Production of the half dollars continued apace at all three mints, until the recession of 1921 took effect. In that year three different varieties were produced, but that was the end, temporarily, and none were struck in 1922. Then began an intermittent issuance with 1923-S, then a jump to 1927, a skip then to 1929, and then the next coinage at the San Francisco Mint in 1933. The last initiated continuous production through the end of the design in 1947.

Some years ago Whitman produced albums that included half dollars from 1916 to 1940 in the first album and 1941 to 1947 in the second. Today the collecting of a “short set,” 1941 to 1947, of all dates and mints, is a very popular pursuit. None are rarities and most can be found with somewhat decent striking.

Regarding sharpness of strike, this varied widely over the years. The design was such that the position of Miss Liberty’s hand at the center of the obverse was deep in the die, and required an extra effort for the metal to fill it completely. The result is that nearly all Walking Liberty half dollars are weak in this area, with certain of the hand details not visible. Exceptions are the years in which Proofs were made, 1936 to 1942. Most of the dates and mintmarks 1916 to 1947 are more or less tolerable regarding strike, even if not sharp at the center and on the details of the head. The worst offender, so to speak, is the 1923-S, of which I have never seen a decently struck piece.
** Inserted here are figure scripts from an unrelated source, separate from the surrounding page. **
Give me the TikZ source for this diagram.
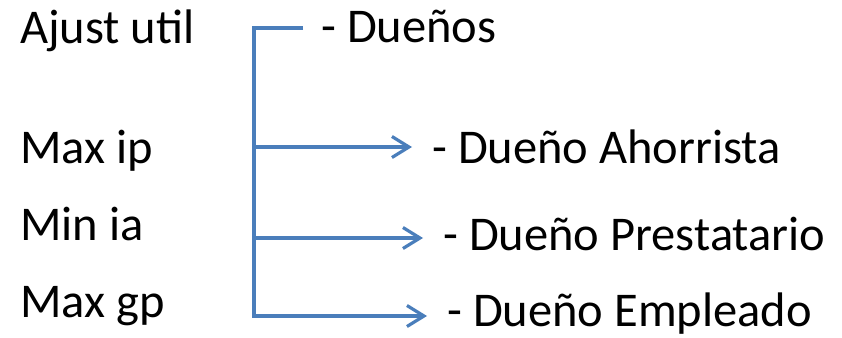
\documentclass[tikz,border=0pt]{standalone}
\usepackage{fontspec}
\setmainfont{Carlito}
\usetikzlibrary{arrows.meta}
\definecolor{lineblue}{HTML}{4A7EBB}
\begin{document}
\begin{tikzpicture}[x=1pt,y=-1pt,
  txt/.style={anchor=base west, inner sep=0pt, font=\fontsize{48.5}{58}\selectfont},
  conn/.style={draw=lineblue, line width=3.2pt, line join=miter},
  arr/.style={conn, -{Straight Barb[length=17pt,width=21pt,line width=3.2pt]}}]
\useasboundingbox (0,0) rectangle (842,337);
% left labels
\node[txt] (l1) at (20,44) {Ajust util};
\node[txt] (l2) at (20,163) {Max ip};
\node[txt] (l3) at (20,240) {Min ia};
\node[txt] (l4) at (20,317) {Max gp};
% right labels
\node[txt] (r1) at (321,43) {- Dueños};
\node[txt] (r2) at (432,163) {- Dueño Ahorrista};
\node[txt] (r3) at (443,250) {- Dueño Prestatario};
\node[txt] (r4) at (447,326) {- Dueño Empleado};
% bracket coordinates
\coordinate (top) at (254,28);
\coordinate (topend) at (303,28);
\coordinate (j1) at (254,147);
\coordinate (t1) at (412,147);
\coordinate (j2) at (254,238);
\coordinate (t2) at (423,238);
\coordinate (j3) at (254,316);
\coordinate (t3) at (427,316);
\draw[arr] (topend) -- (top) -- (j3) -- (t3);
\draw[arr] (j1) -- (t1);
\draw[arr] (j2) -- (t2);
\end{tikzpicture}
\end{document}
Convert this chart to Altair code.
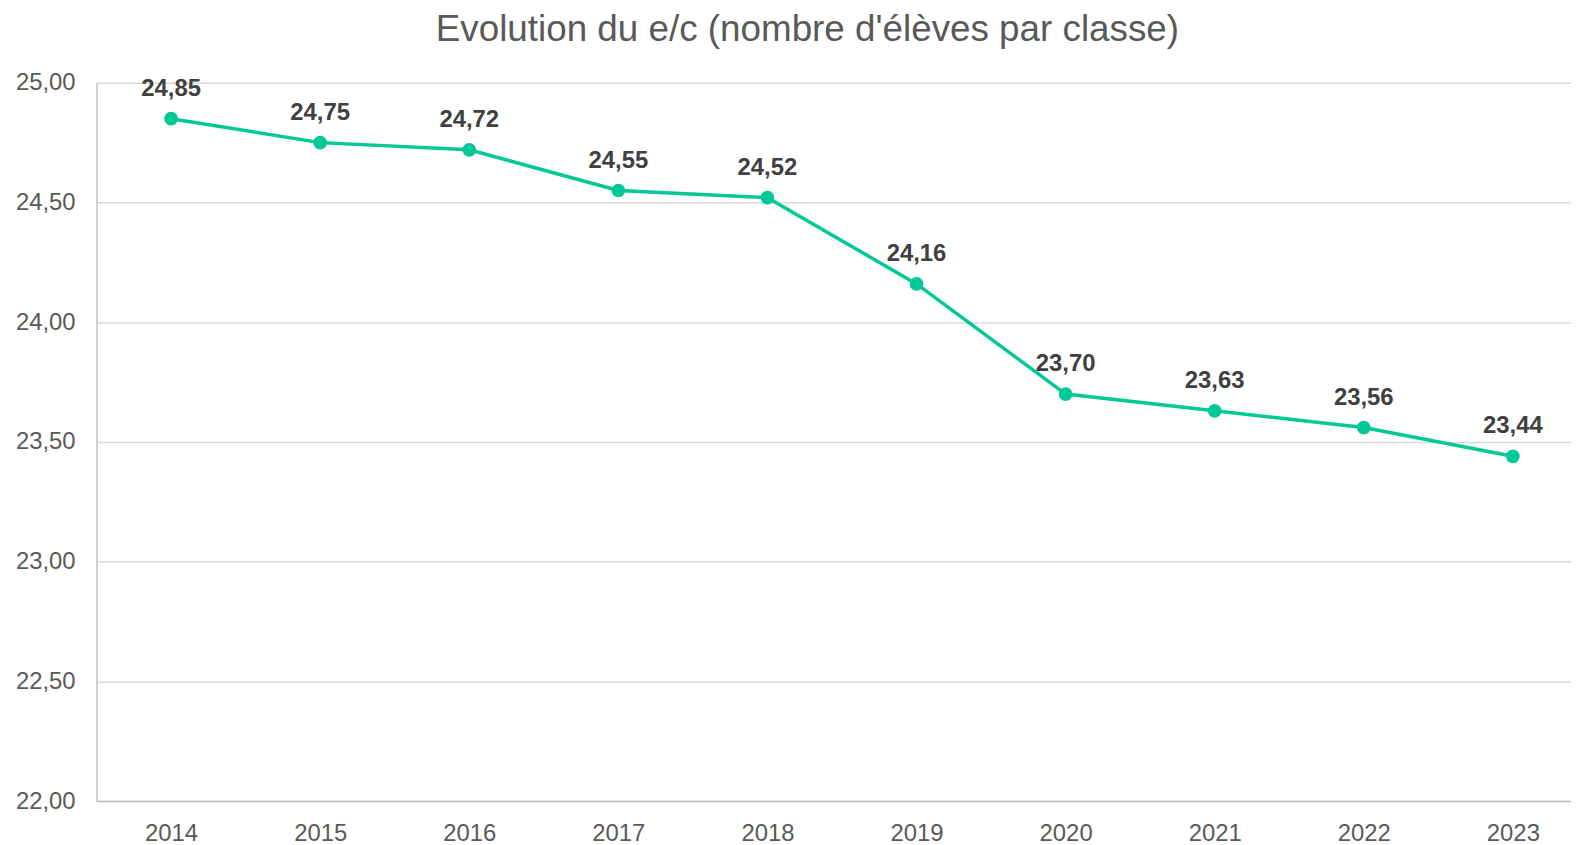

If such were to be found it would certainly be a prize, although it could be that no extra premium would need to be paid for it as sharpness of strike is not mentioned on certified holders.

In 1948 the Walking Liberty half dollar was replaced by the Franklin design. A long-time favorite disappeared into history. Franklin halves were not particularly popular when they appeared, and this sentiment continued for a number of years. However, in recent decades they have experienced a great rise in popularity, and today they are actively collected. Franklin half dollars from 1948 to 1963 have the advantage that there are no key issues, no rarities to contend with. It is easy enough to put together a complete set in, say, MS-65 grade. Pieces that are more sharply struck than others (but not necessarily sharp overall) are designated Full Bell Lines or FBL, and command sharp premiums for some issues for which there are few. In 1964 the Kennedy half dollar succeeded the Franklin and is still with us.